The Good. The Bad. The Asinine.

I Don’t Care About the Great Barrier Reef

Scrolling through my social media feeds recently, an item entitled: “If you care about the Great Barrier Reef, read this article…” popped up. I scrolled past it. This made me realise something. This was that, basically, when you get right down to it, I don’t give a flying toss about the GBR or the environment in general.

If you were to press me for an opinion, I would say that I am in favour of measures (even drastic ones) to protect, conserve and preserve. But if you were to ask me how I felt¬†on the issue, I would honestly have to say that it leaves me cold and indifferent. It simply isn’t one of the things about which I have any deep or visceral feelings. Poverty, injustice, greed, violence, oppression – stuff that involves doing bad stuff to humans – that all makes me gut-twistingly furious. Outrage pours out of me in great, profanity riddled waves on subjects like ignorance, bigotry, racism and conservatism, reliably and instantaneously.

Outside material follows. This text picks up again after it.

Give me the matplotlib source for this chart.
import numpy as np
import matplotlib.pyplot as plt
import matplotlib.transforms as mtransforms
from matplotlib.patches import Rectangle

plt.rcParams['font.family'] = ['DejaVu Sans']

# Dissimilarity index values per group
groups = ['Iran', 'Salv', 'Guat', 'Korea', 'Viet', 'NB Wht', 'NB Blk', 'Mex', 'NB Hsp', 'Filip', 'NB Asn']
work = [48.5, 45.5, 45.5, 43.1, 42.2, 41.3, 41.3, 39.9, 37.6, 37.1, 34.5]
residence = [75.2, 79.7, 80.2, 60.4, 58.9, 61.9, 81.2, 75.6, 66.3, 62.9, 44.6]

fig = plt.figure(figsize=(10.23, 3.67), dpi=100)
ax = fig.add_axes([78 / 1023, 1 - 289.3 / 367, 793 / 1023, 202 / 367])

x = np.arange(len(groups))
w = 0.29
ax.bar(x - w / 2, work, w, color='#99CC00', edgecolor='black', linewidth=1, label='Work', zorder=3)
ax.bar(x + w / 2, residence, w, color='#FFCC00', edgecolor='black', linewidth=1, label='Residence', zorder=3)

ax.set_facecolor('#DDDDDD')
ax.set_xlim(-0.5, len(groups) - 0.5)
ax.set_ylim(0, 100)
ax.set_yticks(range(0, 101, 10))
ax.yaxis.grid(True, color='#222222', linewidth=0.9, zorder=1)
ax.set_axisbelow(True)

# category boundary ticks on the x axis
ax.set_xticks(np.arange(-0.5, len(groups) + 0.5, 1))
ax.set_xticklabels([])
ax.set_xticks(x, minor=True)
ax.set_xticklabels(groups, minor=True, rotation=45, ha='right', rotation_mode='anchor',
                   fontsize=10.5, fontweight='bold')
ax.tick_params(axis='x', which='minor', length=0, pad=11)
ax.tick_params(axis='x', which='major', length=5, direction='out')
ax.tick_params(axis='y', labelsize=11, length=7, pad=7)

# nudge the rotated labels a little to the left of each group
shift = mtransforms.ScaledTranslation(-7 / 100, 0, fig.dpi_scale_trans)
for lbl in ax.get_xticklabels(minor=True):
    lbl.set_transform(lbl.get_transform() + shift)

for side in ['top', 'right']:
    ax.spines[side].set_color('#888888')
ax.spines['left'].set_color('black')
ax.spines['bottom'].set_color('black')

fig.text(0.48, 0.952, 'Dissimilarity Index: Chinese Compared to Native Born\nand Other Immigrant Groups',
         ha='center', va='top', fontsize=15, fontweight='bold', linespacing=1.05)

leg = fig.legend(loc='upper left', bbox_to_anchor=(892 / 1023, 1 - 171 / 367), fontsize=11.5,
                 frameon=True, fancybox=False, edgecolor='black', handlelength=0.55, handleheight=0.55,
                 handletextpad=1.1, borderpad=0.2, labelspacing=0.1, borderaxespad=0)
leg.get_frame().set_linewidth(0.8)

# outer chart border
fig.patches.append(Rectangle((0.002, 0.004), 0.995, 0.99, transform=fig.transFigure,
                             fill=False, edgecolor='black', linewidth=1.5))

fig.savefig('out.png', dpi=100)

But I’m only one person. And one person can only truly care about so many things. By extension, then, a small group of people may be able to care about a few more things, collectively, but it’s going to be far from comprehensive.

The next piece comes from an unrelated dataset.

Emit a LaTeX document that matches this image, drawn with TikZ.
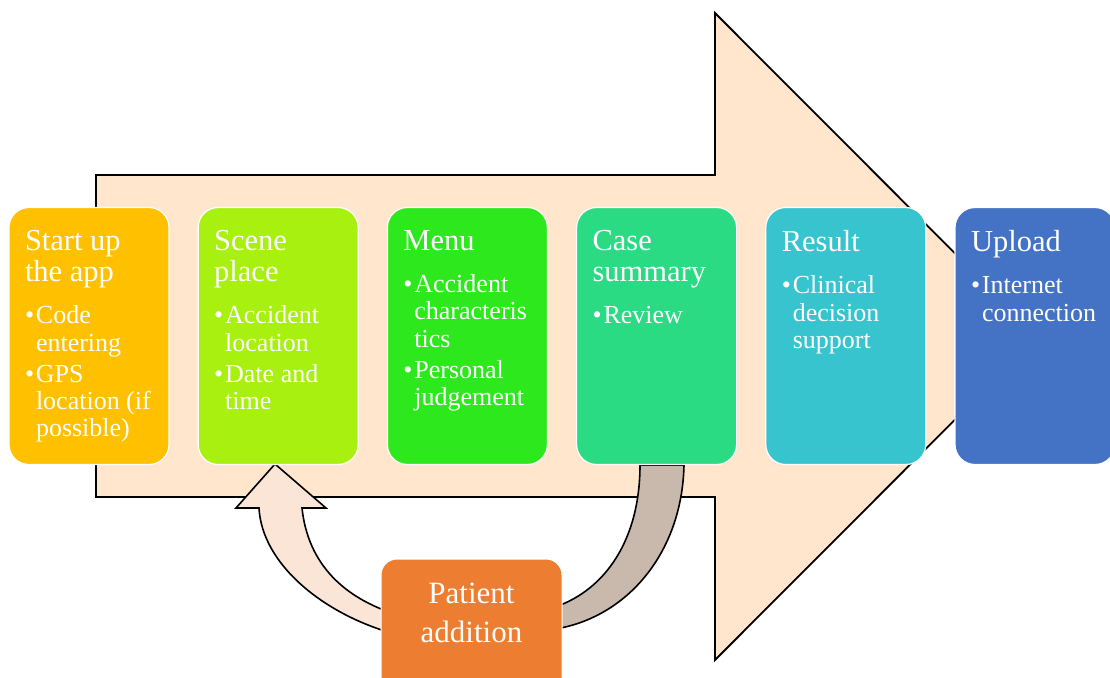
\documentclass[tikz,border=0pt]{standalone}
\usepackage{fontspec}
\setmainfont{Liberation Serif}
\usetikzlibrary{positioning}

\definecolor{bigarrowc}{RGB}{255,230,204}
\definecolor{startc}{RGB}{255,192,0}
\definecolor{scenec}{RGB}{168,240,16}
\definecolor{menuc}{RGB}{46,232,30}
\definecolor{summaryc}{RGB}{42,219,131}
\definecolor{resultc}{RGB}{56,196,207}
\definecolor{uploadc}{RGB}{68,114,196}
\definecolor{patientc}{RGB}{237,125,49}
\definecolor{returnc}{RGB}{251,229,214}
\definecolor{leavec}{RGB}{201,185,172}

% box content: title, then bullet lines
\newcommand{\steptext}[2]{\begin{minipage}[t][257pt][t]{128pt}\raggedright\vspace*{23pt}{\fontsize{30.5}{31}\selectfont #1\par}\vspace{11pt}\fontsize{26}{27.2}\selectfont #2\end{minipage}}
\newcommand{\bul}[1]{\par\vspace{4pt}\hangindent=11pt\hangafter=1\noindent\makebox[11pt][l]{\textbullet}#1\par}

\begin{document}
\begin{tikzpicture}[
            x=1pt, y=-1pt,
            stepbox/.style={rectangle, draw=white, line width=1.2pt, rounded corners=20pt, minimum width=160pt, minimum height=257pt, inner xsep=16pt, inner ysep=0pt, text=white},
            patientbox/.style={rectangle, draw=white, line width=1pt, fill=patientc, rounded corners=16pt, minimum width=181pt, minimum height=142pt, inner sep=0pt, text=white},
            bigarrow/.style={draw=black, line width=1.8pt, fill=bigarrowc},
            blockarrow/.style={draw=black, line width=1.6pt}
            ]

            \useasboundingbox (0,0) rectangle (1110,677);
            \clip (0,0) rectangle (1110,677);

            % Main arrow behind the steps
            \draw[bigarrow] (96,175) -- (715,175) -- (715,13) -- (1038,336.5) -- (715,660) -- (715,497) -- (96,497) -- cycle;

            % Loop arrows
            \draw[blockarrow, fill=leavec] (640,465) -- (684,465) .. controls (682,555) and (625,618) .. (555,629) -- (555,607) .. controls (605,590) and (640,540) .. (640,465) -- cycle;
            \draw[blockarrow, fill=returnc] (395,634) .. controls (325,615) and (262,565) .. (259,508) -- (236,508) -- (275,464) -- (326,508) -- (302,508) .. controls (308,565) and (345,598) .. (395,614) -- cycle;

            % Steps
            \node[stepbox, fill=startc] (start) at (89,336) {\steptext{Start up\newline the app}{\bul{Code\newline entering}\bul{GPS\newline location (if\newline possible)}}};
            \node[stepbox, fill=scenec, right=28pt of start] (scene) {\steptext{Scene\newline place}{\bul{Accident\newline location}\bul{Date and\newline time}}};
            \node[stepbox, fill=menuc, right=28pt of scene] (menu) {\steptext{Menu}{\bul{Accident\newline characteris\newline tics}\bul{Personal\newline judgement}}};
            \node[stepbox, fill=summaryc, right=28pt of menu] (summary) {\steptext{Case\newline summary}{\bul{Review}}};
            \node[stepbox, fill=resultc, right=28pt of summary] (result) {\steptext{Result}{\bul{Clinical\newline decision\newline support}}};
            \node[stepbox, fill=uploadc, right=28pt of result] (upload) {\steptext{Upload}{\bul{Internet\newline connection}}};

            % Loop box
            \node[patientbox] (patient) at (471.5,630) {\begin{minipage}[t][142pt][t]{181pt}\centering\vspace*{24pt}\fontsize{31}{39}\selectfont Patient\\addition\end{minipage}};

        \end{tikzpicture}
\end{document}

And this is why we all need each other. If we want to live in a world that is moving as fast as it possibly can toward a solution to its many and varied burning issues, then the best likelihood for achieving this is if we all – every single one of us – participates, acts or contributes in some way to the various causes that we as individuals care about.

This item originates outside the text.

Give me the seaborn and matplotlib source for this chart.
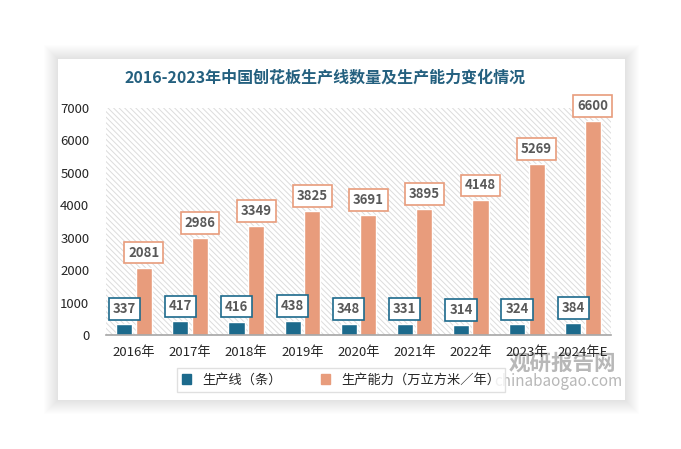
import matplotlib
matplotlib.use("Agg")
import matplotlib.pyplot as plt
import matplotlib.patches as mpatches
import pandas as pd
import seaborn as sns

years = ["2016年", "2017年", "2018年", "2019年", "2020年", "2021年", "2022年", "2023年", "2024年E"]
lines = [337, 417, 416, 438, 348, 331, 314, 324, 384]
capacity = [2081, 2986, 3349, 3825, 3691, 3895, 4148, 5269, 6600]
series_names = ["生产线（条）", "生产能力（万立方米／年）"]
colors = ["#1c6a8c", "#e89c7c"]

df = pd.DataFrame({
    "year": years * 2,
    "value": lines + capacity,
    "series": [series_names[0]] * len(years) + [series_names[1]] * len(years),
})

sns.set_style("white")
plt.rcParams["font.family"] = ["Noto Sans CJK SC", "DejaVu Sans"]
plt.rcParams["hatch.linewidth"] = 0.7

W, H = 681, 449
fig = plt.figure(figsize=(W / 100, H / 100), dpi=100)
fig.patch.set_facecolor("white")

# card with soft shadow
cx0, cy0, cx1, cy1 = 58, 59, 625, 400
for i in range(14, 0, -1):
    fig.patches.append(mpatches.Rectangle(
        ((cx0 - i) / W, 1 - (cy1 + i) / H), (cx1 - cx0 + 2 * i) / W, (cy1 - cy0 + 2 * i) / H,
        transform=fig.transFigure, facecolor="#000000", alpha=0.007, lw=0, zorder=-2))
fig.patches.append(mpatches.Rectangle(
    (cx0 / W, 1 - cy1 / H), (cx1 - cx0) / W, (cy1 - cy0) / H,
    transform=fig.transFigure, facecolor="white", lw=0, zorder=-1))

# watermark (behind the chart)
fig.text(562 / W, 1 - 363 / H, "观研报告网", ha="center", va="center", fontsize=15.5,
         fontweight="bold", color="#a0a0a0", alpha=0.75, zorder=-0.5)
fig.text(558 / W, 1 - 382 / H, "chinabaogao.com", ha="center", va="center", fontsize=11,
         color="#a0a0a0", alpha=0.75, zorder=-0.5)

ax = fig.add_axes([106 / W, 1 - 335 / H, (611 - 106) / W, (335 - 108) / H], zorder=1)
ax.set_facecolor("none")
ax.add_patch(mpatches.Rectangle((0, 0), 1, 1, transform=ax.transAxes, facecolor="white",
                                edgecolor="#dcdcdc", hatch="\\\\\\\\\\\\", lw=0, zorder=0))

sns.barplot(data=df, x="year", y="value", hue="series", palette=colors, saturation=1,
            width=0.7, gap=0.18, edgecolor="white", linewidth=1, ax=ax, zorder=2)

ax.set_ylim(0, 7000)
ax.set_xlim(-0.5, len(years) - 0.5)
ax.set_yticks(range(0, 7001, 1000))
ax.set_xlabel("")
ax.set_ylabel("")
for s in ["left", "right", "top"]:
    ax.spines[s].set_visible(False)
ax.spines["bottom"].set_color("#a6a6a6")
ax.spines["bottom"].set_linewidth(1.2)
ax.tick_params(axis="both", length=0, labelsize=9.5, colors="#262626")
ax.tick_params(axis="x", pad=8)
ax.tick_params(axis="y", pad=12)
ax.get_legend().remove()

for cont, col in zip(ax.containers, colors):
    for bar in cont:
        h = bar.get_height()
        ax.annotate(f"{int(round(h))}", (bar.get_x() + bar.get_width() / 2, h),
                    xytext=(0, 15), textcoords="offset pixels", ha="center", va="center",
                    fontsize=9.5, fontweight="bold", color="#595959", zorder=5,
                    bbox=dict(boxstyle="square,pad=0.3", fc="white", ec=col, lw=1.2))

fig.text(0.478, 1 - 78 / H, "2016-2023年中国刨花板生产线数量及生产能力变化情况",
         ha="center", va="center", fontsize=11.5, fontweight="bold", color="#24607f")

handles = [mpatches.Patch(color=c) for c in colors]
leg = fig.legend(handles, series_names, loc="center", bbox_to_anchor=(341 / W, 1 - 380 / H),
                 ncol=2, frameon=True, fancybox=False, edgecolor="#d9d9d9", fontsize=9.5,
                 handlelength=0.7, handleheight=0.7, columnspacing=3, borderpad=0.4)
leg.set_zorder(2)

fig.savefig("out.png", dpi=100)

It is simply unacceptable to subcontract caring and activism to a few organisations and individuals. From a global point of view, we all live in the same house and it is therefore the responsibility of each and every one of us to take a hand in cleaning it. If we leave it up to just a few, things are going to get missed. This kind of communal covering of the bases is one of the key components of the grand experiment of civilisation.

This is why I find the insidious growth of slacktivism, learned helplessness or just straight up selfish apathy to be so disturbing. We can’t expect to concern ourselves only with filling our faces and pimping our investment properties and expect everything to just come up roses. Communities, cities, nations and civilisations are all made of only one tangible working part – the part that gets up off its arses and actually tries to do something to leave the world a better place than they found it.